Tu connais par cœur le paysage suisse des fondations et les organisations donatrices. Les dons de ces organisations et fondations s’élèvent à un total de deux milliards de francs par an! Comment répartirais-tu ces sommes si tu en avais la possibilité?
J’ai beaucoup de respect pour ce que les fondations et organisations donatrices font aujourd’hui; leur action est significative et efficace. Elles ont une grande responsabilité sociale. A mon avis, leur travail est devenu beaucoup plus professionnel au cours de ces vingt dernières années. Néanmoins, elles ne peuvent jamais couvrir tous les besoins. L’Etat et la société civile doivent travailler conjointement pour trouver des solutions durables. C’est pourquoi j’utiliserais à l’avenir davantage de fonds là où les ONG engagent des coopérations avec l’Etat, des citoyennes ou citoyens individuels et la société civile. Et je tiendrais compte du fait que le changement social n’est pratiquement jamais piloté d’en haut; il est favorisé par la communication et le comportement coopératif des personnes et organisations dès lors que celles-ci souhaitent relever ensemble les défis sociaux. C’est là que j’investirais davantage de moyens.
Tu es un réseauteur et un initiateur engagé. Pourtant, chaque année tu entreprends seul une étape de pèlerinage sur le chemin de St-Jacques de Compostelle. Quelle est ton opinion personnelle à l’égard des célèbres couples «mysticisme & politique», «contemplation & action», «spiritualité & engagement social», «introspection & vie publique»?
La plupart des gens ressentent bien où ils puisent l’énergie nécessaire à leur activité.

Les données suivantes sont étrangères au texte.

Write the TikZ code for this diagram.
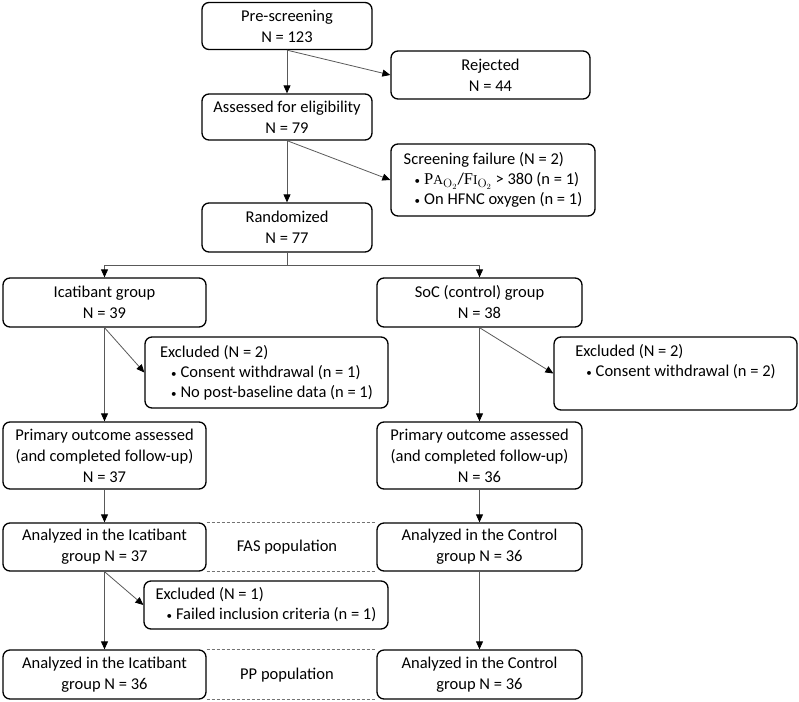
\documentclass[tikz,border=0pt]{standalone}
\usepackage[no-math]{fontspec}
\setmainfont{Carlito}
\newfontfamily\ratiofont{Liberation Serif}
\usetikzlibrary{arrows.meta,positioning}
\tikzset{every picture/.style={line join=round}}
\newcommand{\pfratio}{{\ratiofont P{\fontsize{13.5}{13}\selectfont A}}$_{\mathrm{O}_2}$/{\ratiofont F{\fontsize{13.5}{13}\selectfont I}}$_{\mathrm{O}_2}$}
\newcommand{\bul}{\hspace*{11pt}{\fontsize{11}{11}\selectfont\textbullet}\hspace{4pt}}

\begin{document}
\begin{tikzpicture}[x=1pt,y=-1pt,
  font=\fontsize{16.5}{21}\selectfont,
  stage/.style={draw=black,line width=1.3pt,rounded corners=7pt,align=center,inner sep=0pt},
  exclbox/.style={draw=black,line width=1.3pt,rounded corners=7pt,align=left,inner xsep=8pt,inner ysep=0pt,font=\fontsize{16.5}{20}\selectfont},
  flow/.style={draw=black!65,line width=0.8pt,-{Triangle[length=8pt,width=7pt,color=black]}},
  popline/.style={draw=black!55,line width=0.7pt,dash pattern=on 3pt off 2pt}]
\useasboundingbox (0,0) rectangle (799,701);
% \draw[help lines] (0,0) grid[step=50pt] (799,701);
\node (pre) [stage,minimum width=170pt,minimum height=47pt] at (287,26) {Pre-screening\\N = 123};
\node (rej) [stage,minimum width=199pt,minimum height=48pt] at (490.5,75) {Rejected\\N = 44};
\node (elig) [stage,minimum width=170pt,minimum height=46pt] at (287,117) {Assessed for eligibility\\N = 79};
\node (fail) [exclbox,inner xsep=7pt,minimum width=204pt,minimum height=72pt] at (493,180) {Screening failure (N = 2)\\\bul\pfratio{} > 380 (n = 1)\\\bul On HFNC oxygen (n = 1)};
\node (rand) [stage,minimum width=170pt,minimum height=49pt] at (287,227.5) {Randomized\\N = 77};
\coordinate (split) at (287,265);
%
\node (ica) [stage,minimum width=203pt,minimum height=49pt] at (104.5,302.5) {Icatibant group\\N = 39};
\node (soc) [stage,minimum width=205pt,minimum height=49pt] at (479.5,302.5) {SoC (control) group\\N = 38};
\node (exica) [exclbox,minimum width=243pt,minimum height=71pt] at (266.5,372.5) {Excluded (N = 2)\\\bul Consent withdrawal (n = 1)\\\bul No post-baseline data (n = 1)};
\node (exsoc) [exclbox,minimum width=243pt,minimum height=73pt] at (675.5,373.5) {Excluded (N = 2)\\\bul Consent withdrawal (n = 2)\\\strut};
\node (primica) [stage,minimum width=203pt,minimum height=67pt] at (104.5,455.5) {Primary outcome assessed\\(and completed follow-up)\\N = 37};
\node (primsoc) [stage,minimum width=205pt,minimum height=67pt] at (479.5,455.5) {Primary outcome assessed\\(and completed follow-up)\\N = 36};
%
\node (fasica) [stage,minimum width=203pt,minimum height=48pt] at (104.5,547) {Analyzed in the Icatibant\\group N = 37};
\node (fassoc) [stage,minimum width=205pt,minimum height=48pt] at (479.5,547) {Analyzed in the Control\\group N = 36};
\node (fas) at (287,547) {FAS population};
\node (ex1) [exclbox,minimum width=244pt,minimum height=48pt] at (266,605) {Excluded (N = 1)\\\bul Failed inclusion criteria (n = 1)};
\node (ppica) [stage,minimum width=203pt,minimum height=49pt] at (104.5,674.5) {Analyzed in the Icatibant\\group N = 36};
\node (ppsoc) [stage,minimum width=205pt,minimum height=49pt] at (479.5,674.5) {Analyzed in the Control\\group N = 36};
\node (pp) at (287,675) {PP population};
%
\draw[flow] (pre) -- (elig);
\draw[flow] (pre.south) -- (rej.west);
\draw[flow] (elig) -- (rand);
\draw[flow] (elig.south) -- (fail.west);
\draw[draw=black!65,line width=0.8pt] (rand) -- (split);
\draw[flow] (split) -| (ica.north);
\draw[flow] (split) -| (soc.north);
%
\draw[flow] (ica) -- (primica);
\draw[flow] (ica.south) -- (exica.west);
\draw[flow] (soc) -- (primsoc);
\draw[flow] (soc.south) -- (exsoc.west);
\draw[flow] (primica) -- (fasica);
\draw[flow] (primsoc) -- (fassoc);
\draw[flow] (fasica) -- (ppica);
\draw[flow] (fasica.south) -- (ex1.west);
\draw[flow] (fassoc) -- (ppsoc);
%
\draw[popline] (fasica.north east) -- (fassoc.north west);
\draw[popline] (fasica.south east) -- (fassoc.south west);
\draw[popline] (ppica.north east) -- (ppsoc.north west);
\draw[popline] (ppica.south east) -- (ppsoc.south west);
\end{tikzpicture}
\end{document}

Pour moi, dans toute cette folle complexité du monde, c’est en retournant régulièrement chercher la simplicité de la vie avec moi-même, en acceptant les opportunités de nouvelles rencontres et en élargissant l’horizon de ce qui fait sens au-delà du factuel et du réel. Sans ces références, je me perdrais probablement dans l’activisme et je finirais par m’épuiser. Jusqu’à présent, j’ai assez bien réussi avec ma méthode, et je suis convaincu que ce sera une voie raisonnable à l’avenir aussi.
Lorsque tu quitteras le Comité de la SSUP en décembre 2020, cela libérera bien plus d’une centaine d’heures par an que tu pourras utiliser différemment. Qui en profitera? Les pèlerins, tes petits-enfants, ta femme Monika ou de nouveaux engagements?
Je vais devoir sortir la calculatrice pour déterminer les pourcentages! Pour être sérieux: Je ne le sais pas et je ne veux pas le planifier. Je trouve fascinante cette liberté croissante de me laisser guider par les opportunités, les défis, mes propres besoins, ceux de ma famille ou d’autres personnes. Ce sera une question de mélange – comme avant.
Cher Heinz, au nom des très nombreuses personnes qui t’ont accompagné dans une étape ou une autre au cours de ces trente années de chemin poursuivi dans le cadre de la SSUP, je tiens à te remercier sincèrement pour ton engagement exceptionnel. Avec passion et énergie, avec compétence et sagesse, avec ouverture et cordialité, tu as beaucoup donné à la SSUP à tous les niveaux. Nous te souhaitons d’innombrables autres pas sur ton chemin d’Espagne, ainsi que beaucoup d’énergie et de joie de vivre.